DIRECTIONS
Every line from the one holding "Generate a web" through the one holding "allSeries.forEach((vals, i) =>" should be returned exactly, both included; the pictures should not.

DATA SHOWN
[start]

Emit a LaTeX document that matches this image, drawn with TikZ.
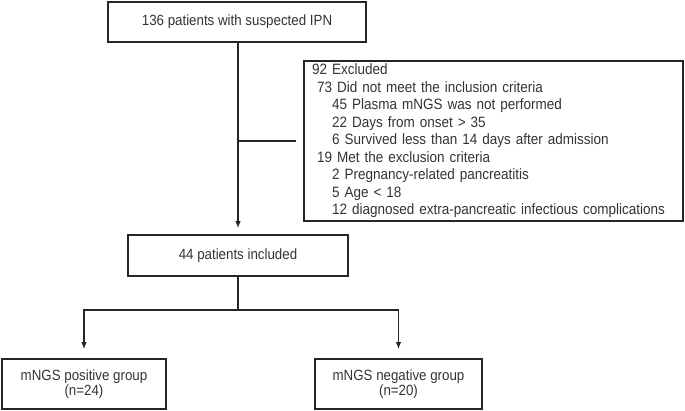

[end]
[start]

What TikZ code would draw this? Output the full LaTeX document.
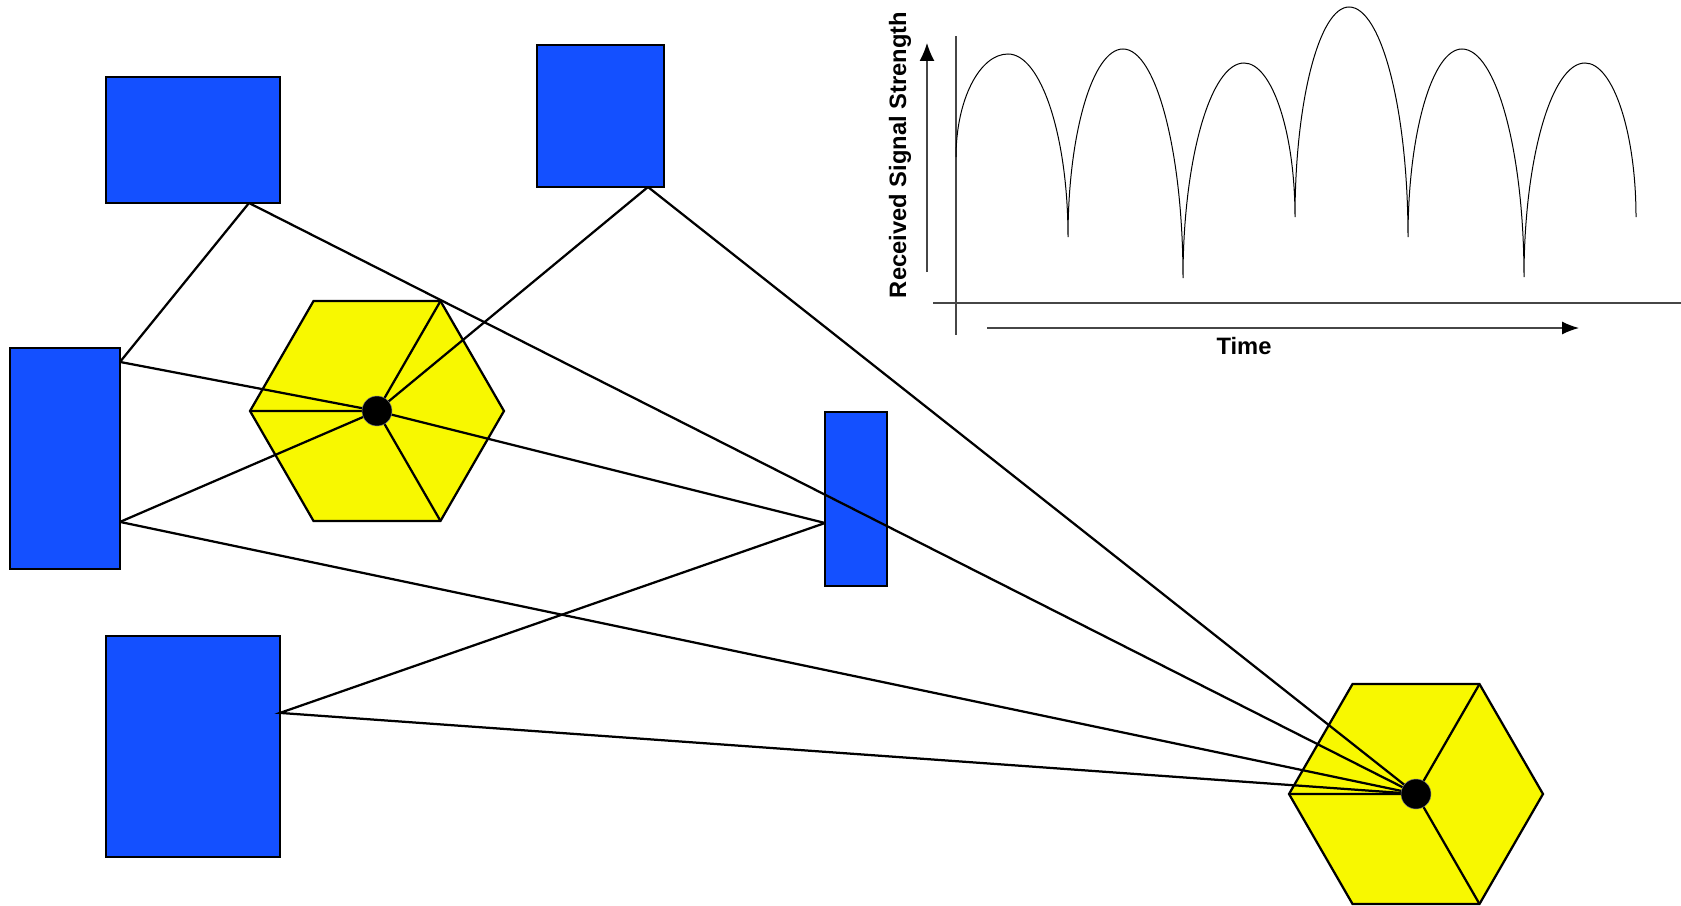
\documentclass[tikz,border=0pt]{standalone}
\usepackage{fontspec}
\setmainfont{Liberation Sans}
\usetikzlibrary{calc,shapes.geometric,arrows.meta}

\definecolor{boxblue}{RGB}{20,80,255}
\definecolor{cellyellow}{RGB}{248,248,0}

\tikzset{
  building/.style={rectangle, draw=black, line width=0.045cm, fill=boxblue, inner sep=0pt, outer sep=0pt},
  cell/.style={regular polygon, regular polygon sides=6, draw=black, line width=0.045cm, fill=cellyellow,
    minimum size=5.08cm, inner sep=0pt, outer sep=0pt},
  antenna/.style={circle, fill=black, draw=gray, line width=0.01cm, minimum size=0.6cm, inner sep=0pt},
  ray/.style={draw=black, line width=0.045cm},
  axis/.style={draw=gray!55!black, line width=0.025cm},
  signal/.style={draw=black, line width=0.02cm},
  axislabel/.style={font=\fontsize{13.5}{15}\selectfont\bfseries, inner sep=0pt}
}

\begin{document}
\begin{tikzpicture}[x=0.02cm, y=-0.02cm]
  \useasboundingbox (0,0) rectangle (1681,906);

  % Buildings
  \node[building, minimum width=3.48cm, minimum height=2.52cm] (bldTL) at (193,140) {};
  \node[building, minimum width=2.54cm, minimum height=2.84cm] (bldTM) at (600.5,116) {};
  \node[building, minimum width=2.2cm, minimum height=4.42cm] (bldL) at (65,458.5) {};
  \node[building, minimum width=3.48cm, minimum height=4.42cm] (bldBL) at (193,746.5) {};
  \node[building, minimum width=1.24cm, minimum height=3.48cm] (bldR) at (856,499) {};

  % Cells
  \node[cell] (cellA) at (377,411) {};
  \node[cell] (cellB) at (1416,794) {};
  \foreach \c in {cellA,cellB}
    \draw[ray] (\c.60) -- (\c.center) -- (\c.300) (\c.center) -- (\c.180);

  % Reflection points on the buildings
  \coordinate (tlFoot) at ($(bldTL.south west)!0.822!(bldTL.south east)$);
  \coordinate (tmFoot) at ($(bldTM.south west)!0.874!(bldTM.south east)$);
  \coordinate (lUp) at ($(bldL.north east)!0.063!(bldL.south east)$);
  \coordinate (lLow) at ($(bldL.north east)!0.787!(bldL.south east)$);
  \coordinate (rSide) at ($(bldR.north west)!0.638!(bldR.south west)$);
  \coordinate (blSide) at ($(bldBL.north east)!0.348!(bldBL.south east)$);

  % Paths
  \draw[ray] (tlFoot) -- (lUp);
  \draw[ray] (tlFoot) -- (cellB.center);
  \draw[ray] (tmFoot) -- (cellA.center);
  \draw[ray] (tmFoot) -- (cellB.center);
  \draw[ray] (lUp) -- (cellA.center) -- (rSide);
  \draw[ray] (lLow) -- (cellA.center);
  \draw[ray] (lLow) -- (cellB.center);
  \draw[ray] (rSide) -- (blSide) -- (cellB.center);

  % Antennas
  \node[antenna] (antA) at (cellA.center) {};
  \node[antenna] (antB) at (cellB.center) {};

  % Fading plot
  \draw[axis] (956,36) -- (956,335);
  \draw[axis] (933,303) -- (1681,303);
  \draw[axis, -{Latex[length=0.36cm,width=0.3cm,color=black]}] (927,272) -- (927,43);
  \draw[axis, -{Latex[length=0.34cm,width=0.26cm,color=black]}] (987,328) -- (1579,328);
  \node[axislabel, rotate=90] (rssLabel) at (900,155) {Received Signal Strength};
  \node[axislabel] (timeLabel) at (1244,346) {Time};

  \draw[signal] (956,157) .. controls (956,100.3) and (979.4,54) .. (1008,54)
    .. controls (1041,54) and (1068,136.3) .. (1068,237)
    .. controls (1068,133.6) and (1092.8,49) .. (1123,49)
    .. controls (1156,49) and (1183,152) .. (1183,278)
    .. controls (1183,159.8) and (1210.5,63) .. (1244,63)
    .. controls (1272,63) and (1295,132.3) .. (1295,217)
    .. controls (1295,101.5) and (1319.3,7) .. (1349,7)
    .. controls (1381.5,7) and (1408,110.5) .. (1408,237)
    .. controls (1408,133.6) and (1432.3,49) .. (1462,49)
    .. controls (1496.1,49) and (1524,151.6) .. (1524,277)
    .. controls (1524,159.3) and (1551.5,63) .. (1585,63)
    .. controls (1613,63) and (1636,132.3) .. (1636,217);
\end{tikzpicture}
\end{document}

[end]
[start]

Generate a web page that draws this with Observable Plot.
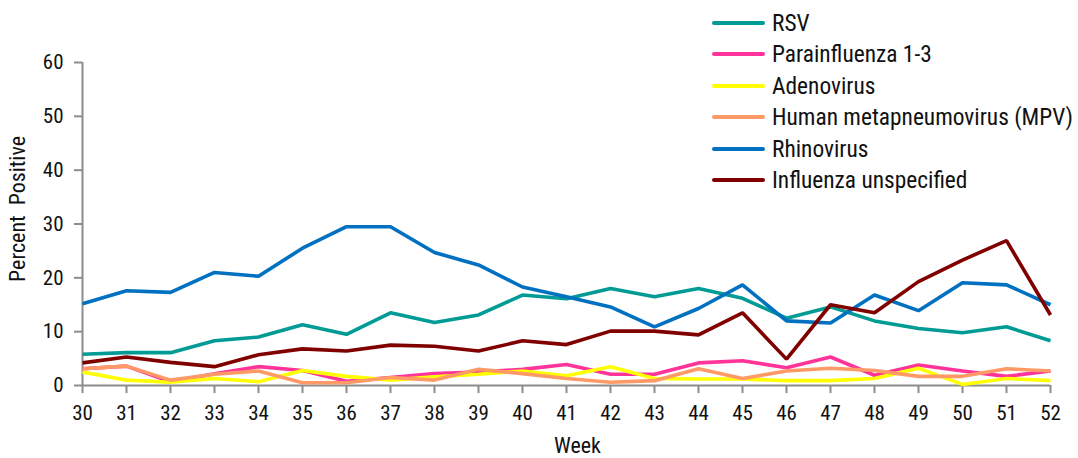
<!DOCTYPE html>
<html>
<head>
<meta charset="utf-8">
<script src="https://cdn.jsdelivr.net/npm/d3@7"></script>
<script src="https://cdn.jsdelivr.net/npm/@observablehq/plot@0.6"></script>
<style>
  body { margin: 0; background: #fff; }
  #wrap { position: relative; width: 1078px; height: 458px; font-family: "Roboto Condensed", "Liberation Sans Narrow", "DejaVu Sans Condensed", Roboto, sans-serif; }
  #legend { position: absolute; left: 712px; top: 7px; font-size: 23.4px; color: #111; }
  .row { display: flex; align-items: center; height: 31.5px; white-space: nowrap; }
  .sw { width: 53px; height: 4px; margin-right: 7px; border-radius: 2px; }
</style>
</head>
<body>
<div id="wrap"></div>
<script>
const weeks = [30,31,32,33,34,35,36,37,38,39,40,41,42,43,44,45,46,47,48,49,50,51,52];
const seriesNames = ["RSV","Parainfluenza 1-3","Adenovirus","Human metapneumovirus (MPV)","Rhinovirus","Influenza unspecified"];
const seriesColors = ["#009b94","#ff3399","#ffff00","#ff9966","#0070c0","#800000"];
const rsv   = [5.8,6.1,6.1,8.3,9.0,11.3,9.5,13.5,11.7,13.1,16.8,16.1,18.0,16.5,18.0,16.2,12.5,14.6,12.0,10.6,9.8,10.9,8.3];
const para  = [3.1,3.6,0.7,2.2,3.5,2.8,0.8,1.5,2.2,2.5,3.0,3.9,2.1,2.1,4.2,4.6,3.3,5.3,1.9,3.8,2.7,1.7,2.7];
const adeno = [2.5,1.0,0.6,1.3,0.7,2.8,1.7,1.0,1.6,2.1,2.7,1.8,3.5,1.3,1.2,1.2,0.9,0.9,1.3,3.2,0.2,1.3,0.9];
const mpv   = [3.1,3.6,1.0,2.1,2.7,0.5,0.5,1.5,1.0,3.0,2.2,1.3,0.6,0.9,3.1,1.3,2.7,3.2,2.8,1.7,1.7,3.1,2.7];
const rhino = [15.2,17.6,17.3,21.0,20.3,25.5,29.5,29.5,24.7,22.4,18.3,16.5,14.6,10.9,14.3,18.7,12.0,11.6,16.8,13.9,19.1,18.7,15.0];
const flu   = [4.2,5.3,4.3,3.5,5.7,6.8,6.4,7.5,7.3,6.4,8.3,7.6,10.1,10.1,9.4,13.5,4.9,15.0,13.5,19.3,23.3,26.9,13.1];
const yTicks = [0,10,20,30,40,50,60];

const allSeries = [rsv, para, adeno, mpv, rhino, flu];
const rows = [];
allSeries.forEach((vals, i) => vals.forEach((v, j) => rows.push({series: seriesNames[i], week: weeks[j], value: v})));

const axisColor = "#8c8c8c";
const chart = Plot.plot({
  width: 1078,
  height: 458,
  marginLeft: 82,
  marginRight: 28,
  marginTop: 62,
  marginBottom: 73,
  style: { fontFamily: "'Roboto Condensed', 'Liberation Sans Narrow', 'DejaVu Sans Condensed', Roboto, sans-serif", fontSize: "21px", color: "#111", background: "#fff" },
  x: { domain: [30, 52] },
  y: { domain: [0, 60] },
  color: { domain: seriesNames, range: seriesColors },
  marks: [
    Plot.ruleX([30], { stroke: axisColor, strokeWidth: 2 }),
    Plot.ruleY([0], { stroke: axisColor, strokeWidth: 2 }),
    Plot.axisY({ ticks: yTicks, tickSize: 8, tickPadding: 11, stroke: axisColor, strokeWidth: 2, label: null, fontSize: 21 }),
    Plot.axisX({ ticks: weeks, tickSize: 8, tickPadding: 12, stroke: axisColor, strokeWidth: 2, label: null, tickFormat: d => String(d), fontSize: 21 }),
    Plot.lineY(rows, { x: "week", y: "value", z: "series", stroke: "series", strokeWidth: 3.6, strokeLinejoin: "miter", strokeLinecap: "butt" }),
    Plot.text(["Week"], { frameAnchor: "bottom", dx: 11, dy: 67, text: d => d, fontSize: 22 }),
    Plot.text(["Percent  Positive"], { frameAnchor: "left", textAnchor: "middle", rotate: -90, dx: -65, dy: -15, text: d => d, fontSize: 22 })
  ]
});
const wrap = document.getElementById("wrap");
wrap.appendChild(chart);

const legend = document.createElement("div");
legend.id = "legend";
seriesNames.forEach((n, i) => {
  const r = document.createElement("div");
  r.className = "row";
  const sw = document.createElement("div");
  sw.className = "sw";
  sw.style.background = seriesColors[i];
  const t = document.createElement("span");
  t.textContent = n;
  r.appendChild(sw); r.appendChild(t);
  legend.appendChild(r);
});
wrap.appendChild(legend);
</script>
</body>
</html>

[end]

ANSWER BELOW
Generate a web page that draws this with Observable Plot.
<!DOCTYPE html>
<html>
<head>
<meta charset="utf-8">
<script src="https://cdn.jsdelivr.net/npm/d3@7"></script>
<script src="https://cdn.jsdelivr.net/npm/@observablehq/plot@0.6"></script>
<style>
  body { margin: 0; background: #fff; }
  #wrap { position: relative; width: 1078px; height: 458px; font-family: "Roboto Condensed", "Liberation Sans Narrow", "DejaVu Sans Condensed", Roboto, sans-serif; }
  #legend { position: absolute; left: 712px; top: 7px; font-size: 23.4px; color: #111; }
  .row { display: flex; align-items: center; height: 31.5px; white-space: nowrap; }
  .sw { width: 53px; height: 4px; margin-right: 7px; border-radius: 2px; }
</style>
</head>
<body>
<div id="wrap"></div>
<script>
const weeks = [30,31,32,33,34,35,36,37,38,39,40,41,42,43,44,45,46,47,48,49,50,51,52];
const seriesNames = ["RSV","Parainfluenza 1-3","Adenovirus","Human metapneumovirus (MPV)","Rhinovirus","Influenza unspecified"];
const seriesColors = ["#009b94","#ff3399","#ffff00","#ff9966","#0070c0","#800000"];
const rsv   = [5.8,6.1,6.1,8.3,9.0,11.3,9.5,13.5,11.7,13.1,16.8,16.1,18.0,16.5,18.0,16.2,12.5,14.6,12.0,10.6,9.8,10.9,8.3];
const para  = [3.1,3.6,0.7,2.2,3.5,2.8,0.8,1.5,2.2,2.5,3.0,3.9,2.1,2.1,4.2,4.6,3.3,5.3,1.9,3.8,2.7,1.7,2.7];
const adeno = [2.5,1.0,0.6,1.3,0.7,2.8,1.7,1.0,1.6,2.1,2.7,1.8,3.5,1.3,1.2,1.2,0.9,0.9,1.3,3.2,0.2,1.3,0.9];
const mpv   = [3.1,3.6,1.0,2.1,2.7,0.5,0.5,1.5,1.0,3.0,2.2,1.3,0.6,0.9,3.1,1.3,2.7,3.2,2.8,1.7,1.7,3.1,2.7];
const rhino = [15.2,17.6,17.3,21.0,20.3,25.5,29.5,29.5,24.7,22.4,18.3,16.5,14.6,10.9,14.3,18.7,12.0,11.6,16.8,13.9,19.1,18.7,15.0];
const flu   = [4.2,5.3,4.3,3.5,5.7,6.8,6.4,7.5,7.3,6.4,8.3,7.6,10.1,10.1,9.4,13.5,4.9,15.0,13.5,19.3,23.3,26.9,13.1];
const yTicks = [0,10,20,30,40,50,60];

const allSeries = [rsv, para, adeno, mpv, rhino, flu];
const rows = [];
allSeries.forEach((vals, i) => vals.forEach((v, j) => rows.push({series: seriesNames[i], week: weeks[j], value: v})));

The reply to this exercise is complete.